Finite Element Method vs Extended Finite Element Method (FEM vs XFEM) What are main differences between FEM and XFEM? When should we (not) use XFEM intead of FEM and vice versa? In other words, when I meet a new problem, how I can know to use which one of them?
 A: The extended finite element method (XFEM) is mainly targeted towards problems with strong or weak discontinuities. By a strong discontinuity I mean a jump in the values of the solution (consider e.g. a crack in the elastic setting) and by a weak discontinuity I mean a jump in the derivative of the solution (might e.g. be due to a strongly discontinuous material parameter field).
The strong discontinuities are represented by basis functions which are discontinuous over the "crack". In addition to the implicit representation of the discontinuity, the set of basis functions is often augmented with some sort of singular basis functions (obtained by asymptotic methods) which attempt to represent the asymptotic behavior of the solution near crack tip.
The alternative to XFEM is of course to use a standard finite element method on a mesh which conforms with the crack. This requires a higher amount of elements but is much easier to implement. Furthermore, the non-standard basis functions of XFEM require a careful planning of the numerical integration rules while constructing the stiffness matrix.

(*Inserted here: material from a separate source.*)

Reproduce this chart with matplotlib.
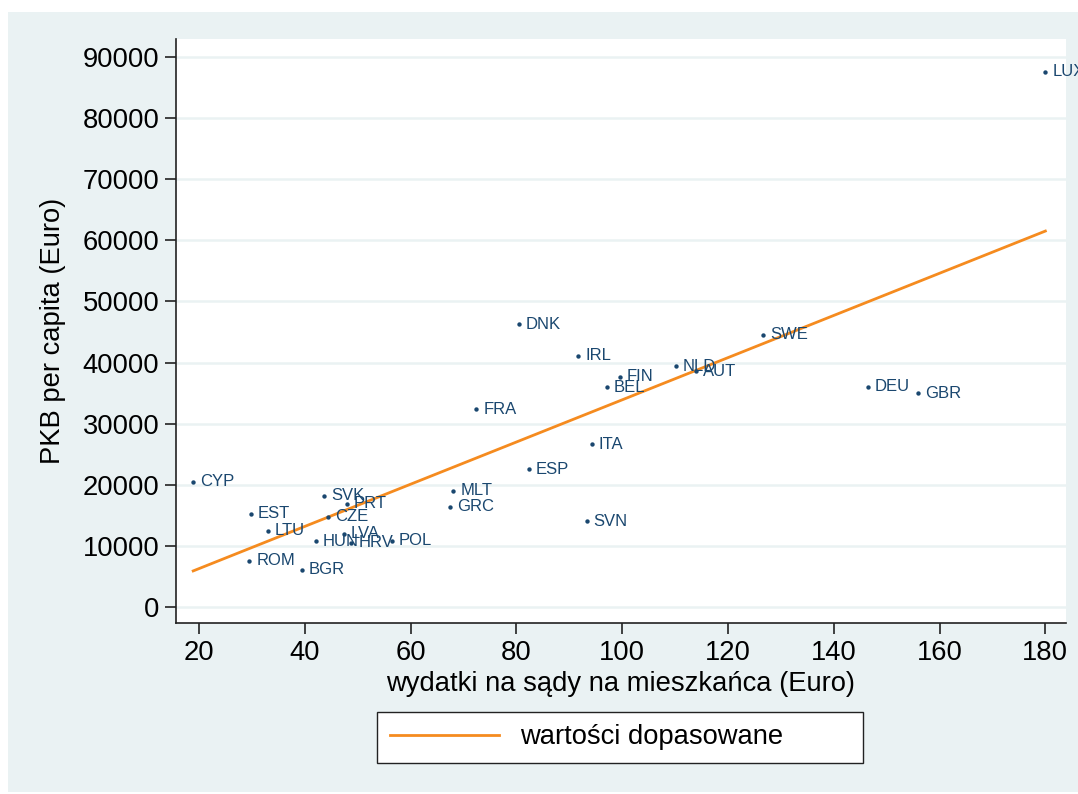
import numpy as np
import matplotlib.pyplot as plt
from matplotlib.patches import Rectangle
from matplotlib.lines import Line2D

kraje = ["CYP", "EST", "LTU", "ROM", "BGR", "SVK", "PRT", "CZE", "LVA", "HUN",
         "HRV", "POL", "MLT", "GRC", "DNK", "IRL", "NLD", "AUT", "FIN", "BEL",
         "FRA", "ITA", "ESP", "SVN", "LUX", "SWE", "DEU", "GBR"]
wydatki = [18.9, 29.8, 33.0, 29.5, 39.5, 43.6, 48.0, 44.4, 47.4, 42.1,
           48.8, 56.4, 68.1, 67.4, 80.4, 91.7, 110.2, 113.9, 99.5, 97.1,
           72.4, 94.2, 82.4, 93.3, 180.0, 126.7, 146.5, 155.9]
pkb = [20460, 15220, 12440, 7530, 6060, 18170, 16860, 14730, 11950, 10800,
       10520, 10850, 18990, 16420, 46270, 41080, 39390, 38620, 37690, 35960,
       32360, 26630, 22540, 14030, 87610, 44520, 36060, 34980]

wydatki = np.array(wydatki)
pkb = np.array(pkb)

granat = '#1a476f'
pomar = '#f58b1f'
tlo = '#eaf2f3'
czcionka = 'Liberation Sans'
rozmiar = 19.7

fig = plt.figure(figsize=(10.78, 7.94), dpi=100)
fig.patch.set_facecolor('white')
fig.patches.append(Rectangle((8/1078, 2/794), 1 - 8/1078, 1 - 14/794,
                             transform=fig.transFigure, facecolor=tlo,
                             edgecolor='none', zorder=-10))

ax = fig.add_axes([176/1078, 1 - 623/794, (1066-176)/1078, (623-39)/794])
ax.set_facecolor('white')

# linia dopasowania (OLS)
b, a = np.polyfit(wydatki, pkb, 1)
xs = np.array([wydatki.min(), wydatki.max()])
ax.plot(xs, a + b*xs, color=pomar, lw=2, zorder=3)

ax.scatter(wydatki, pkb, s=10, color=granat, zorder=4, linewidths=0)
for k, xx, yy in zip(kraje, wydatki, pkb):
    ax.annotate(k, (xx, yy), xytext=(5, 0), textcoords='offset points',
                va='center', ha='left', fontsize=12, color=granat,
                family=czcionka, annotation_clip=False, zorder=5)

ax.set_xlim(15.65, 183.9)
ax.set_ylim(-2620, 92960)
ax.set_xticks(range(20, 181, 20))
ax.set_yticks(range(0, 90001, 10000))
ax.yaxis.grid(True, color=tlo, lw=1.8)
ax.set_axisbelow(True)
for s in ['top', 'right']:
    ax.spines[s].set_visible(False)
for s in ['left', 'bottom']:
    ax.spines[s].set_color('#222222')
    ax.spines[s].set_linewidth(1.2)
ax.tick_params(length=8, width=1.2, color='#222222', labelsize=rozmiar, pad=4)
for t in ax.get_xticklabels() + ax.get_yticklabels():
    t.set_family(czcionka)

ax.set_xlabel("wydatki na sądy na mieszkańca (Euro)", fontsize=rozmiar,
              family=czcionka, labelpad=4)
ax.set_ylabel("PKB per capita (Euro)", fontsize=rozmiar, family=czcionka,
              labelpad=12)

uchwyt = [Line2D([0], [0], color=pomar, lw=2)]
leg = fig.legend(uchwyt, ["wartości dopasowane"], loc='center',
                 bbox_to_anchor=(377/1078, 1 - 763/794, 486/1078, 51/794),
                 mode='expand', frameon=True, fancybox=False, framealpha=1,
                 edgecolor='#222222', handlelength=4.0, borderpad=0.47,
                 prop={'family': czcionka, 'size': rozmiar},
                 handletextpad=0.75, borderaxespad=0)
leg.get_frame().set_linewidth(1.0)
leg.get_frame().set_facecolor('white')

fig.savefig("out.png", dpi=100, facecolor=fig.get_facecolor())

According to my experience, for two-dimensional problems there exists quite well-performing XFEM codes (for example GetFEM++). The three dimensional implementations suffer from the lack of theory of singularities in three dimensional cracks: It's hard to find any accurate asymptotic functions for three dimensional crack singularities and therefore the asymptotic convergence (which is often used to measure the performance of a certain finite element method) will suffer. This reduces the usefulness of the crack tip enrichment and thus the usefulness of XFEM with respect to the standard mesh->solve->remesh->solve->... iteration in crack propagation analyses.